Personal loan strengths
A personal loan stands out when you want fixed monthly payments, a predictable payoff date, and no lien against your home. It can be a smart move for borrowers who value control and want to avoid the complexity of a revolving credit line.
Where the cost can rise
The main downside is usually rate and loan size. Because most personal loans are unsecured, lenders take on more risk. That often means higher rates than a HELOC, particularly for borrowers with average credit. Loan amounts may also be lower than what a homeowner could access through home equity.
HELOC vs personal loan on rates, payments, and risk
If your top priority is getting the lowest possible rate, a HELOC often has the edge. Secured debt usually costs less than unsecured debt. But lower starting rates do not always mean lower total cost. If the HELOC has a variable rate and rates rise, your payment can climb over time.
If your top priority is a stable monthly budget, a personal loan often wins. Fixed payments can make planning easier, especially if you are already balancing mortgage payments, credit cards, insurance, and everyday expenses.
Risk is where the difference becomes personal. With a personal loan, default can still damage your credit and trigger collection activity, but your home is not the collateral. With a HELOC, you are using one of your biggest assets to secure the debt. That does not make a HELOC bad. It means the loan should match a clear purpose and a realistic repayment plan.
How to decide based on your goal
The smartest borrowing decision usually starts with the use of funds.
If you are upgrading your kitchen, replacing a roof, or handling a multi-stage home project, a HELOC often fits better because it aligns with ongoing expenses and may offer lower financing costs.
If you are consolidating a modest amount of high-interest debt and want one fixed payment, a personal loan may be easier to manage.

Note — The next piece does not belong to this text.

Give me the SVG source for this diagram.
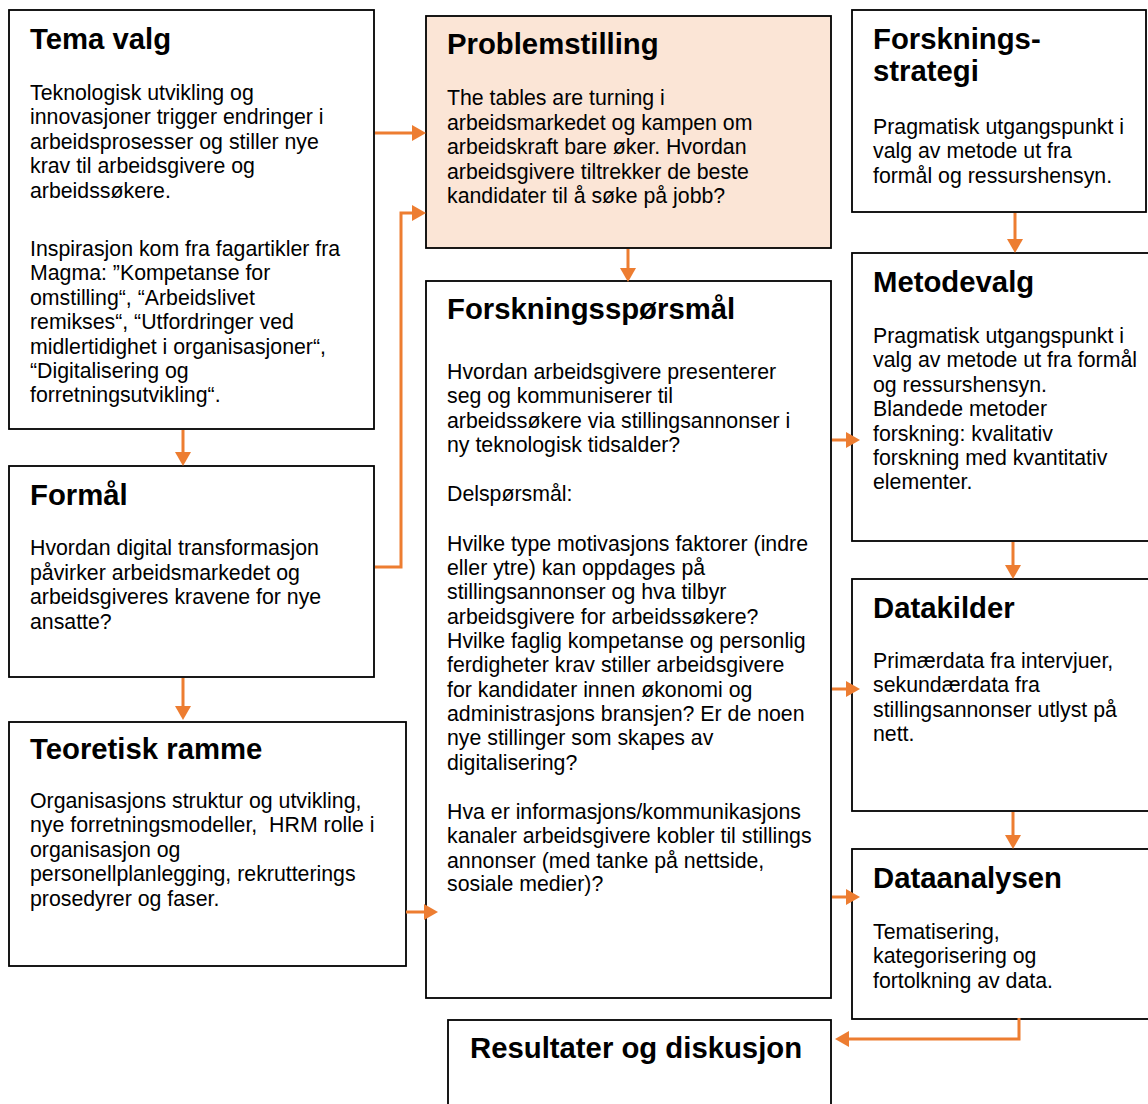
<svg xmlns="http://www.w3.org/2000/svg" width="1148" height="1104" viewBox="0 0 1148 1104">
<defs>
<marker id="ah" markerUnits="userSpaceOnUse" markerWidth="14" markerHeight="16" viewBox="0 0 14 16" refX="0" refY="8" orient="auto">
<path d="M0,0 L14,8 L0,16 Z" fill="#ED7D31"/>
</marker>
<style>
.box{fill:#fff;stroke:#000;stroke-width:1.8}
.peach{fill:#FBE5D6}
.h{font-family:"Liberation Sans",Arial,sans-serif;font-weight:bold;font-size:29.3px;fill:#000}
.t{font-family:"Liberation Sans",Arial,sans-serif;font-size:21.3px;fill:#000;white-space:pre}
.c{fill:none;stroke:#ED7D31;stroke-width:3;marker-end:url(#ah)}
</style>
</defs>
<rect width="1148" height="1104" fill="#fff"/>

<g id="tema-valg">
<rect class="box" x="9" y="10" width="365" height="419"/>
<text class="h" x="30" y="49">Tema valg</text>
<text class="t" x="30" y="100">Teknologisk utvikling og</text>
<text class="t" x="30" y="124.4">innovasjoner trigger endringer i</text>
<text class="t" x="30" y="148.8">arbeidsprosesser og stiller nye</text>
<text class="t" x="30" y="173.2">krav til arbeidsgivere og</text>
<text class="t" x="30" y="197.6">arbeidssøkere.</text>
<text class="t" x="30" y="256">Inspirasjon kom fra fagartikler fra</text>
<text class="t" x="30" y="280.4">Magma: ”Kompetanse for</text>
<text class="t" x="30" y="304.8">omstilling“, “Arbeidslivet</text>
<text class="t" x="30" y="329.2">remikses“, “Utfordringer ved</text>
<text class="t" x="30" y="353.6">midlertidighet i organisasjoner“,</text>
<text class="t" x="30" y="378">“Digitalisering og</text>
<text class="t" x="30" y="402.4">forretningsutvikling“.</text>
</g>

<g id="formal">
<rect class="box" x="9" y="466" width="365" height="211"/>
<text class="h" x="30" y="505">Formål</text>
<text class="t" x="30" y="555">Hvordan digital transformasjon</text>
<text class="t" x="30" y="579.5">påvirker arbeidsmarkedet og</text>
<text class="t" x="30" y="604">arbeidsgiveres kravene for nye</text>
<text class="t" x="30" y="628.5">ansatte?</text>
</g>

<g id="teoretisk-ramme">
<rect class="box" x="9" y="722" width="397" height="244"/>
<text class="h" x="30" y="759">Teoretisk ramme</text>
<text class="t" x="30" y="808">Organisasjons struktur og utvikling,</text>
<text class="t" x="30" y="832.4" xml:space="preserve">nye forretningsmodeller,  HRM rolle i</text>
<text class="t" x="30" y="856.8">organisasjon og</text>
<text class="t" x="30" y="881.2">personellplanlegging, rekrutterings</text>
<text class="t" x="30" y="905.6">prosedyrer og faser.</text>
</g>

<g id="problemstilling">
<rect class="box peach" x="426" y="16" width="405" height="232"/>
<text class="h" x="447" y="54">Problemstilling</text>
<text class="t" x="447" y="105">The tables are turning i</text>
<text class="t" x="447" y="129.6">arbeidsmarkedet og kampen om</text>
<text class="t" x="447" y="154.2">arbeidskraft bare øker. Hvordan</text>
<text class="t" x="447" y="178.8">arbeidsgivere tiltrekker de beste</text>
<text class="t" x="447" y="203.4">kandidater til å søke på jobb?</text>
</g>

<g id="forskningssporsmal">
<rect class="box" x="426" y="281" width="405" height="717"/>
<text class="h" x="447" y="319">Forskningsspørsmål</text>
<text class="t" x="447" y="379">Hvordan arbeidsgivere presenterer</text>
<text class="t" x="447" y="403.4">seg og kommuniserer til</text>
<text class="t" x="447" y="427.8">arbeidssøkere via stillingsannonser i</text>
<text class="t" x="447" y="452.2">ny teknologisk tidsalder?</text>
<text class="t" x="447" y="501">Delspørsmål:</text>
<text class="t" x="447" y="551">Hvilke type motivasjons faktorer (indre</text>
<text class="t" x="447" y="575">eller ytre) kan oppdages på</text>
<text class="t" x="447" y="599.3">stillingsannonser og hva tilbyr</text>
<text class="t" x="447" y="623.6">arbeidsgivere for arbeidssøkere?</text>
<text class="t" x="447" y="648">Hvilke faglig kompetanse og personlig</text>
<text class="t" x="447" y="672.3">ferdigheter krav stiller arbeidsgivere</text>
<text class="t" x="447" y="696.6">for kandidater innen økonomi og</text>
<text class="t" x="447" y="721">administrasjons bransjen? Er de noen</text>
<text class="t" x="447" y="745.3">nye stillinger som skapes av</text>
<text class="t" x="447" y="769.6">digitalisering?</text>
<text class="t" x="447" y="819">Hva er informasjons/kommunikasjons</text>
<text class="t" x="447" y="843.4">kanaler arbeidsgivere kobler til stillings</text>
<text class="t" x="447" y="867.8">annonser (med tanke på nettside,</text>
<text class="t" x="447" y="891.2">sosiale medier)?</text>
</g>

<g id="forskningsstrategi">
<rect class="box" x="852" y="10" width="294" height="202"/>
<text class="h" x="873" y="49">Forsknings-</text>
<text class="h" x="873" y="81">strategi</text>
<text class="t" x="873" y="134">Pragmatisk utgangspunkt i</text>
<text class="t" x="873" y="158.4">valg av metode ut fra</text>
<text class="t" x="873" y="182.8">formål og ressurshensyn.</text>
</g>

<g id="metodevalg">
<rect class="box" x="852" y="253" width="310" height="288"/>
<text class="h" x="873" y="292">Metodevalg</text>
<text class="t" x="873" y="343">Pragmatisk utgangspunkt i</text>
<text class="t" x="873" y="367.4">valg av metode ut fra formål</text>
<text class="t" x="873" y="391.8">og ressurshensyn.</text>
<text class="t" x="873" y="416.2">Blandede metoder</text>
<text class="t" x="873" y="440.6">forskning: kvalitativ</text>
<text class="t" x="873" y="465">forskning med kvantitativ</text>
<text class="t" x="873" y="489.4">elementer.</text>
</g>

<g id="datakilder">
<rect class="box" x="852" y="579" width="310" height="232"/>
<text class="h" x="873" y="618">Datakilder</text>
<text class="t" x="873" y="668">Primærdata fra intervjuer,</text>
<text class="t" x="873" y="692.4">sekundærdata fra</text>
<text class="t" x="873" y="716.8">stillingsannonser utlyst på</text>
<text class="t" x="873" y="741.2">nett.</text>
</g>

<g id="dataanalysen">
<rect class="box" x="852" y="849" width="310" height="170"/>
<text class="h" x="873" y="888">Dataanalysen</text>
<text class="t" x="873" y="939">Tematisering,</text>
<text class="t" x="873" y="963.4">kategorisering og</text>
<text class="t" x="873" y="987.8">fortolkning av data.</text>
</g>

<g id="resultater">
<rect class="box" x="448" y="1020" width="383" height="100"/>
<text class="h" x="470" y="1058">Resultater og diskusjon</text>
</g>

<g id="connectors">
<path class="c" d="M375,133 L412,133"/>
<path class="c" d="M375,567 L401,567 L401,213 L412,213"/>
<path class="c" d="M183,430 L183,452"/>
<path class="c" d="M183,678 L183,706"/>
<path class="c" d="M406,912 L424,912"/>
<path class="c" d="M628,249 L628,268"/>
<path class="c" d="M1015,213 L1015,239"/>
<path class="c" d="M1013,542 L1013,565"/>
<path class="c" d="M1013,812 L1013,835"/>
<path class="c" d="M832,440 L846,440"/>
<path class="c" d="M832,689 L846,689"/>
<path class="c" d="M832,897 L846,897"/>
<path class="c" d="M1019,1018 L1019,1039 L849,1039"/>
</g>
</svg>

If you need money quickly for an immediate expense and do not want to wait through a home equity approval process, a personal loan can also be the better route.
If you need a large amount and have strong equity, a HELOC may give you more room to work with. If you need a smaller amount and want a clean payoff schedule, a personal loan is often more straightforward.
Questions to ask before you choose
Before you move forward, look beyond the advertised rate. Ask whether the rate is fixed or variable, how long repayment lasts, whether there are closing costs or annual fees, and what your payment could look like in different scenarios. A lower initial rate does not help much if the payment becomes uncomfortable later.
Also ask yourself how disciplined your borrowing habits are. A personal loan gives you a fixed amount and a finish line. A HELOC gives you ongoing access to credit, which can be useful, but it can also tempt some borrowers to keep spending without a firm payoff strategy.
This is where experienced guidance matters. The best loan is not the one with the flashiest headline rate. It is the one that supports your goal, protects your cash flow, and still makes sense six months from now.
A practical rule of thumb
Choose a HELOC if you are a homeowner with available equity, need flexibility or a larger borrowing limit, and are comfortable with the fact that your home secures the line. Choose a personal loan if you want fast funding, fixed payments, and a simpler structure with no home collateral.
For many homeowners, the right path comes down to balancing cost against certainty. Lower rates can save money, but predictability has value too. A confident borrowing decision is not about picking the universally better product. It is about choosing the financing tool that actually fits your situation.
If you are weighing home equity options, take the time to run real numbers, not rough guesses. A strong lending partner can help you compare payment scenarios clearly and avoid surprises later. That is how you borrow with confidence and keep your options working for you, not against you.